Rogers--a man of usual middle-age girth--said one of Pontiac's toughest sales problem is to persuade customers that "plastic doesn't mean cheap or flimsy." To make his point, he picked up a painted Fiero door panel, slammed it on a concrete floor, and then jumped up and down on the panel with both feet. The only damage was a paint scratch. The panels won't melt on an especially hot day or become brittle and break in severe winter cold, Rogers said.

The panels, of course, could be ruined in a car crash. But the ease of replacing damaged panels should help lower Fiero owner insurance costs, "or at least keep them in line" with other sports cars in Fiero's class, Rogers said. There is no indication, yet, of how the insurance industry will view that claim.

A 35-minute drive away, at a meeting in Detroit last week, delegates to the annual convention of the Society of Plastics Engineers were discussing the same question. But the discussion was more upbeat than worried, more filled with anticipation of profits to come.

The Fiero is a very dramatic example of the use of plastic in cars, but it represents only one of many such applications, the engineers said. Honda's 1984 Civic CR-X uses a largely plastic body, and all of the domestic manufacturers are using plastic in bumpers and in other exterior treatments. Ford Motor Co. is experimenting with a car, the Flair, that uses plastic in the frame as well as in outer-body construction.

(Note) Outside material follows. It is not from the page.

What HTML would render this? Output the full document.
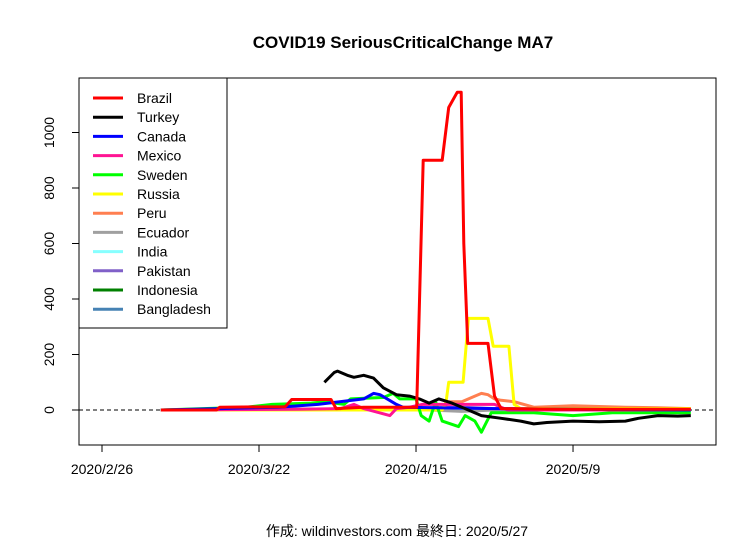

Plastic now accounts for about 8 percent of the weight in most cars, a figure that "is bound to grow if cars like the Fiero do well in sales," said John W. Cottone, executive vice president of Hughes Plastics Inc., of St. Joseph, Mich.

"The Fiero will act as a catalyst for renewed interest in plastic materials," Cottone said. "It's going to make it clear that plastics can beused in a wide variety of applications, that plastics are here to stay."